To provide concrete guidance to police chiefs and agencies as they navigate the process of acquiring data-generating police technologies, the Criminal Justice Program at Harvard and Stanford Criminal Justice Center have released Emerging Police Technology: A Policy Toolkit.

The toolkit offers policy-planning worksheets and checklists that law enforcement agencies can use to examine the interconnected issues that arise from the use of data-collection technologies:

  • Costs, including Risk, Lifecycle and Hidden Risks
  • Governance, including Security, Training, Limiting Access, Deleting and Sharing Data, and Auditing
  • Community, including Meetings, Operating Policies and Accountability.

Each section summarizes key challenges, outlines helpful practices for addressing them, and provides worksheets to help manage the process. The Governance and Community sections offer checklists that contain solutions and best practices.

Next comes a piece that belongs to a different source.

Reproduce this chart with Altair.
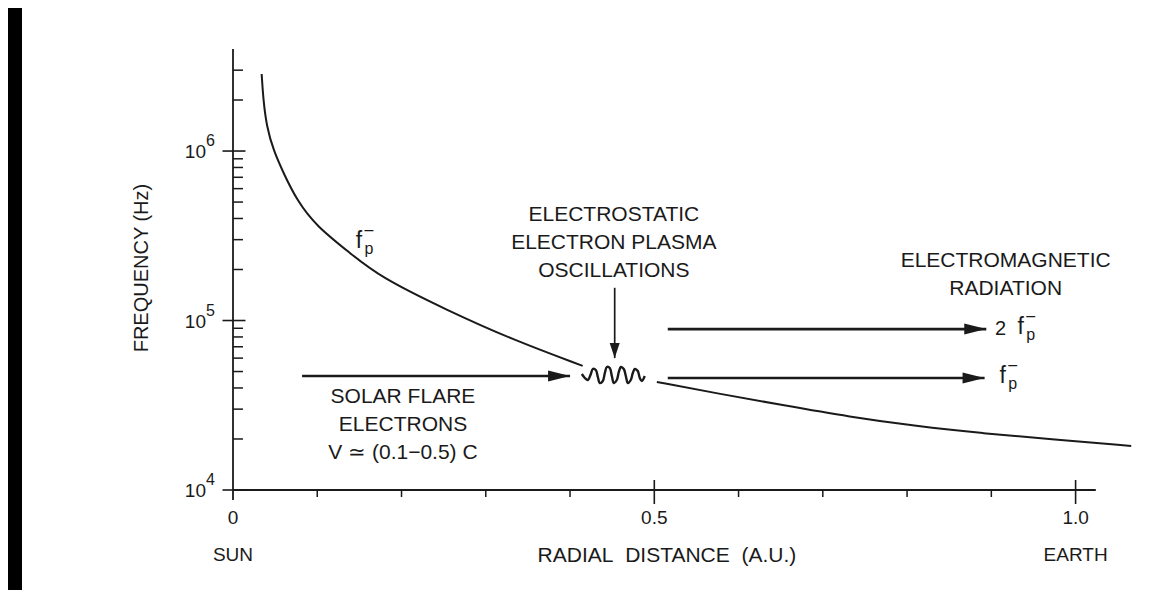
import altair as alt
import pandas as pd

FONT = "Liberation Sans"
INK = "#1a1a1a"

# ---------------- values ----------------
# plasma-frequency curve f_p^- : inner piece (Sun side) and outer piece (beyond the oscillations)
fp_inner_au = [0.034, 0.036, 0.040, 0.048, 0.060, 0.076, 0.099, 0.139, 0.174, 0.254, 0.332, 0.415]
fp_inner_hz = [2.85e6, 2.0e6, 1.39e6, 1.01e6, 7.4e5, 5.1e5, 3.6e5, 2.5e5, 1.81e5, 1.15e5, 7.7e4, 5.4e4]
fp_outer_au = [0.503, 0.574, 0.652, 0.732, 0.811, 0.890, 0.969, 1.066]
fp_outer_hz = [4.34e4, 3.72e4, 3.17e4, 2.70e4, 2.38e4, 2.16e4, 2.0e4, 1.82e4]

# the oscillation squiggle
wave_au = [0.4140, 0.4176, 0.4211, 0.4247, 0.4270, 0.4306, 0.4330, 0.4353, 0.4389,
           0.4413, 0.4437, 0.4472, 0.4496, 0.4520, 0.4555, 0.4579, 0.4603, 0.4638,
           0.4662, 0.4686, 0.4721, 0.4745, 0.4769, 0.4804, 0.4828, 0.4852, 0.4887]
wave_hz = [48350, 45800, 44570, 48350, 51750, 51050, 46420, 42790, 43970,
           49000, 53170, 52450, 47060, 42790, 44570, 49700, 53170, 51750,
           47060, 42790, 44570, 49000, 51750, 50370, 45800, 43970, 47060]

# horizontal arrows: solar-flare electrons, 2 f_p^- and f_p^- radiation
flow_start_au = [0.082, 0.516, 0.516]
flow_tip_au = [0.400, 0.894, 0.892]
flow_hz = [4.71e4, 8.9e4, 4.58e4]
# vertical arrow pointing at the oscillations
drop_au = [0.453]
drop_from_hz = [1.56e5]
drop_tip_hz = [6.0e4]

# axes
x_axis_end_au = [1.024]
y_axis_top_hz = [4e6]
x_label_values = [0.0, 0.5, 1.0]
x_label_text = ["0", "0.5", "1.0"]
x_major = [0.5, 1.0]
x_origin = [0.0]
x_minor = [0.1, 0.2, 0.3, 0.4, 0.6, 0.7, 0.8, 0.9]
y_major = [1e4, 1e5, 1e6]
y_exponent = ["4", "5", "6"]
y_minor = [2e4, 3e4, 4e4, 5e4, 6e4, 7e4, 8e4, 9e4,
           2e5, 3e5, 4e5, 5e5, 6e5, 7e5, 8e5, 9e5,
           2e6, 3e6]
place_names = ["SUN", "EARTH"]
place_au = [0.0, 1.0]
x_title = "RADIAL\u00a0 DISTANCE\u00a0 (A.U.)"
x_title_au = [0.515]
y_title = "FREQUENCY (Hz)"
y_title_hz = [2.04e5]

# annotations (anchored at their first line)
note_text = ["ELECTROSTATIC\nELECTRON PLASMA\nOSCILLATIONS",
             "ELECTROMAGNETIC\nRADIATION",
             "SOLAR FLARE\nELECTRONS\nV \u2243 (0.1\u22120.5) C"]
note_au = [0.452, 0.917, 0.2017]
note_hz = [4.19e5, 2.244e5, 3.54e4]
fp_prefix = ["", "2", ""]
fp_label_au = [0.1495, 0.9348, 0.9134]
fp_label_hz = [2.95e5, 9.16e4, 4.71e4]

# ---------------- chart ----------------
X_DOMAIN = [0, 1.08]
Y_DOMAIN = [1e4, 4e6]
W, H = 910, 441

xs = alt.Scale(domain=X_DOMAIN, nice=False, zero=False)
ys = alt.Scale(type="log", domain=Y_DOMAIN, nice=False)


def ex(f):
    return alt.X(f, type="quantitative", scale=xs, axis=None)


def ey(f):
    return alt.Y(f, type="quantitative", scale=ys, axis=None)


def txt(size, **kw):
    base = dict(font=FONT, fontSize=size, color=INK, align="center", baseline="middle")
    base.update(kw)
    return base


# left dark scan border
band = alt.Chart(pd.DataFrame({"k": [1]})).mark_rect(color="#000000").encode(
    x=alt.value(-225), x2=alt.value(-211), y=alt.value(-41), y2=alt.value(541)
)

# axis lines
xaxis = alt.Chart(pd.DataFrame({"x": [0.0], "x2": x_axis_end_au, "y": [Y_DOMAIN[0]]})).mark_rule(
    color=INK, strokeWidth=1.8
).encode(x=ex("x"), x2=alt.X2("x2"), y=ey("y"))
yaxis = alt.Chart(pd.DataFrame({"x": [0.0], "y": [Y_DOMAIN[0]], "y2": y_axis_top_hz})).mark_rule(
    color=INK, strokeWidth=1.8
).encode(x=ex("x"), y=ey("y"), y2=alt.Y2("y2"))

# ticks
xminor = alt.Chart(pd.DataFrame({"x": x_minor, "y": Y_DOMAIN[0]})).mark_tick(
    orient="vertical", size=7, thickness=1.5, yOffset=3.5, color=INK, opacity=1
).encode(x=ex("x"), y=ey("y"))
xmajor = alt.Chart(pd.DataFrame({"x": x_major, "y": Y_DOMAIN[0]})).mark_tick(
    orient="vertical", size=24, thickness=1.6, yOffset=2, color=INK, opacity=1
).encode(x=ex("x"), y=ey("y"))
xorigin = alt.Chart(pd.DataFrame({"x": x_origin, "y": Y_DOMAIN[0]})).mark_tick(
    orient="vertical", size=10, thickness=1.8, yOffset=5, color=INK, opacity=1
).encode(x=ex("x"), y=ey("y"))
yminor = alt.Chart(pd.DataFrame({"x": 0.0, "y": y_minor})).mark_tick(
    orient="horizontal", size=10, thickness=1.5, xOffset=5, color=INK, opacity=1
).encode(x=ex("x"), y=ey("y"))
ymajor = alt.Chart(pd.DataFrame({"x": 0.0, "y": y_major})).mark_tick(
    orient="horizontal", size=23, thickness=1.6, xOffset=1, color=INK, opacity=1
).encode(x=ex("x"), y=ey("y"))

# tick labels and titles
xlab = alt.Chart(pd.DataFrame({"x": x_label_values, "y": Y_DOMAIN[0], "t": x_label_text})).mark_text(
    **txt(19, dy=28)
).encode(x=ex("x"), y=ey("y"), text="t:N")
places = alt.Chart(pd.DataFrame({"x": place_au, "y": Y_DOMAIN[0], "t": place_names})).mark_text(
    **txt(19, dy=65)
).encode(x=ex("x"), y=ey("y"), text="t:N")
xtitle = alt.Chart(pd.DataFrame({"x": x_title_au, "y": Y_DOMAIN[0], "t": [x_title]})).mark_text(
    **txt(21, dy=66)
).encode(x=ex("x"), y=ey("y"), text="t:N")
# rotated text: dy (in the rotated frame) moves it left on screen
ytitle = alt.Chart(pd.DataFrame({"x": [0.0], "y": y_title_hz, "t": [y_title]})).mark_text(
    **txt(20, angle=270, dy=-91)
).encode(x=ex("x"), y=ey("y"), text="t:N")

ylab_df = pd.DataFrame({"x": 0.0, "y": y_major, "base": "10", "exp": y_exponent})
ylab_base = alt.Chart(ylab_df).mark_text(
    **txt(19, align="right", dx=-27, dy=1)
).encode(x=ex("x"), y=ey("y"), text="base:N")
ylab_exp = alt.Chart(ylab_df).mark_text(
    **txt(16, align="left", dx=-27, dy=-10)
).encode(x=ex("x"), y=ey("y"), text="exp:N")

# curve
curve_df = pd.concat([
    pd.DataFrame({"x": fp_inner_au, "y": fp_inner_hz, "seg": "inner"}),
    pd.DataFrame({"x": fp_outer_au, "y": fp_outer_hz, "seg": "outer"}),
])
curve = alt.Chart(curve_df).mark_line(color=INK, strokeWidth=2, interpolate="basis").encode(
    x=ex("x"), y=ey("y"), detail="seg:N"
)

wave = alt.Chart(pd.DataFrame({"x": wave_au, "y": wave_hz})).mark_line(
    color=INK, strokeWidth=2.4, interpolate="catmull-rom"
).encode(x=ex("x"), y=ey("y"))

# arrows
flow_df = pd.DataFrame({"x": flow_start_au, "x2": flow_tip_au, "y": flow_hz})
flow_shaft = alt.Chart(flow_df).mark_rule(color=INK, strokeWidth=2.6).encode(
    x=ex("x"), x2=alt.X2("x2"), y=ey("y")
)
flow_head = alt.Chart(flow_df).mark_point(
    shape="M-1,-0.5L1,0L-1,0.5Z", size=484, filled=True, color=INK, opacity=1,
    strokeWidth=0, xOffset=-11
).encode(x=ex("x2"), y=ey("y"))

drop_df = pd.DataFrame({"x": drop_au, "y": drop_from_hz, "y2": drop_tip_hz})
drop_shaft = alt.Chart(drop_df).mark_rule(color=INK, strokeWidth=1.7).encode(
    x=ex("x"), y=ey("y"), y2=alt.Y2("y2")
)
drop_head = alt.Chart(drop_df).mark_point(
    shape="M-0.67,-1L0,1L0.67,-1Z", size=225, filled=True, color=INK, opacity=1,
    strokeWidth=0, yOffset=-7.5
).encode(x=ex("x"), y=ey("y2"))

# annotation blocks
note_df = pd.DataFrame({"x": note_au, "y": note_hz, "t": note_text})
notes = alt.Chart(note_df).mark_text(
    **txt(21, lineBreak="\n", lineHeight=28)
).encode(x=ex("x"), y=ey("y"), text="t:N")

# f_p^- labels
fp_df = pd.DataFrame({"x": fp_label_au, "y": fp_label_hz, "pre": fp_prefix})
fp_f = alt.Chart(fp_df).mark_text(text="f", **txt(23)).encode(x=ex("x"), y=ey("y"))
fp_p = alt.Chart(fp_df).mark_text(text="p", **txt(16, dx=10, dy=8)).encode(x=ex("x"), y=ey("y"))
fp_bar = alt.Chart(fp_df).mark_text(text="\u2013", **txt(16, dx=10, dy=-11)).encode(x=ex("x"), y=ey("y"))
fp_pre = alt.Chart(fp_df).mark_text(**txt(20, dx=-20, dy=2)).encode(x=ex("x"), y=ey("y"), text="pre:N")

chart = alt.layer(
    band, xaxis, yaxis, xminor, xmajor, xorigin, yminor, ymajor,
    xlab, places, xtitle, ytitle, ylab_base, ylab_exp, curve, wave,
    flow_shaft, flow_head, drop_shaft, drop_head, notes, fp_f, fp_p, fp_bar, fp_pre,
).properties(
    width=W, height=H,
    padding={"left": 225, "top": 41, "right": 3, "bottom": 100},
    autosize=alt.AutoSizeParams(type="none"),
    background="white",
).configure(font=FONT).configure_view(stroke=None)

chart.save("out.html", embed_options={"renderer": "svg", "actions": False})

The toolkit is the result of a collaborative effort, the Stanford-Harvard Project on Technology and Policing (PTP), to fill the gaps in police technology policy. In 2017, the PTP held a roundtable policy discussion on policing technology with 24 national experts, including local and state policymakers, law enforcement leaders, academics, technologists, and industry representatives. The toolkit is a product of that roundtable, as well as guidance and feedback provided by the PTP Advisory Board.

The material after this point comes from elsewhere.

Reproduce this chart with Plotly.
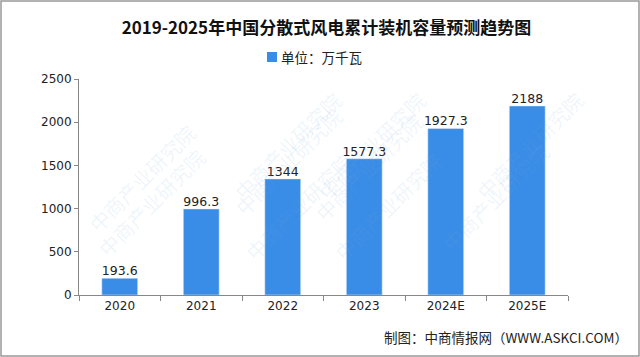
import plotly.graph_objects as go

categories = ["2020", "2021", "2022", "2023", "2024E", "2025E"]
values = [193.6, 996.3, 1344, 1577.3, 1927.3, 2188]
labels = ["193.6", "996.3", "1344", "1577.3", "1927.3", "2188"]
series_name = "单位：万千瓦"
title = "2019-2025年中国分散式风电累计装机容量预测趋势图"
source = "制图：中商情报网（WWW.ASKCI.COM）"
bar_color = "#3A8DE6"

fig = go.Figure()
fig.add_trace(go.Bar(
    x=categories, y=values, name=series_name,
    marker=dict(color=bar_color), showlegend=False,
))
fig.add_trace(go.Scatter(
    x=categories, y=values, mode="text", text=labels, textposition="top center",
    textfont=dict(size=12.5, color="#222", family="DejaVu Sans"),
    showlegend=False, cliponaxis=False, hoverinfo="skip",
))

# faint watermarks
wm = [(0.02, 0.72), (0.30, 0.62), (0.30, 0.98), (0.72, 0.30), (0.76, 0.70), (0.98, 0.45), (0.45, 0.12), (0.0, 0.25), (1.05, 0.98), (0.6, 0.98)]
for (wx, wy) in wm:
    fig.add_annotation(xref="paper", yref="paper", x=wx, y=wy, text="中商产业研究院",
                       showarrow=False, textangle=-45,
                       font=dict(size=20, color="rgba(120,170,220,0.12)", family="Noto Sans CJK SC"))

fig.update_layout(
    width=640, height=357,
    margin=dict(l=79, r=72, t=79, b=62),
    paper_bgcolor="white", plot_bgcolor="white",
    title=dict(text="<b>" + title + "</b>", x=0.51, xanchor="center", y=0.922, yanchor="middle",
               font=dict(size=17, color="#111", family="Noto Sans CJK SC")),
    bargap=0.56,
    xaxis=dict(showline=True, linecolor="#888", linewidth=1, ticks="outside", tickson="boundaries",
               ticklen=5, tickcolor="#888", tickfont=dict(size=12, color="#222", family="DejaVu Sans")),
    yaxis=dict(range=[0, 2500], dtick=500, showline=True, linecolor="#888", linewidth=1,
               ticks="outside", ticklen=4, tickcolor="#888", showgrid=False, zeroline=False,
               tickfont=dict(size=12, color="#222", family="DejaVu Sans")),
    shapes=[dict(type="rect", xref="paper", yref="paper", x0=-78/489, x1=1+71/489, y0=-61/216, y1=1+78/216,
                 line=dict(color="#999", width=1.5), fillcolor="rgba(0,0,0,0)"),
            dict(type="rect", xref="paper", yref="paper", x0=(267 - 79) / 489, x1=(277 - 79) / 489,
                 y0=1 + (79 - 62) / 216, y1=1 + (79 - 52) / 216,
                 line=dict(width=0), fillcolor=bar_color)],
)
# legend-like key text
fig.add_annotation(xref="paper", yref="paper", x=(279 - 79) / 489, y=1 + (79 - 57) / 216,
                   xanchor="left", yanchor="middle", showarrow=False,
                   text=series_name,
                   font=dict(size=13.5, color="#222", family="Noto Sans CJK SC"))
fig.add_annotation(xref="paper", yref="paper", x=1+62/489, y=-42/216, xanchor="right", yanchor="middle",
                   text=source, showarrow=False,
                   font=dict(size=13.5, color="#222", family="Noto Sans CJK SC"))

fig.write_html("out.html")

SEARCH Executive Director David J. Roberts participated in the 2017 roundtable held at Stanford University and also serves on the PTP Advisory Board.

Acquiring data-collection technology is unlike other equipment procurement because the costs and downstream effects are connected not just to the physical hardware but to the resulting data governance required. Police departments are not just buying investigative tools, they are buying data systems that must be controlled and managed.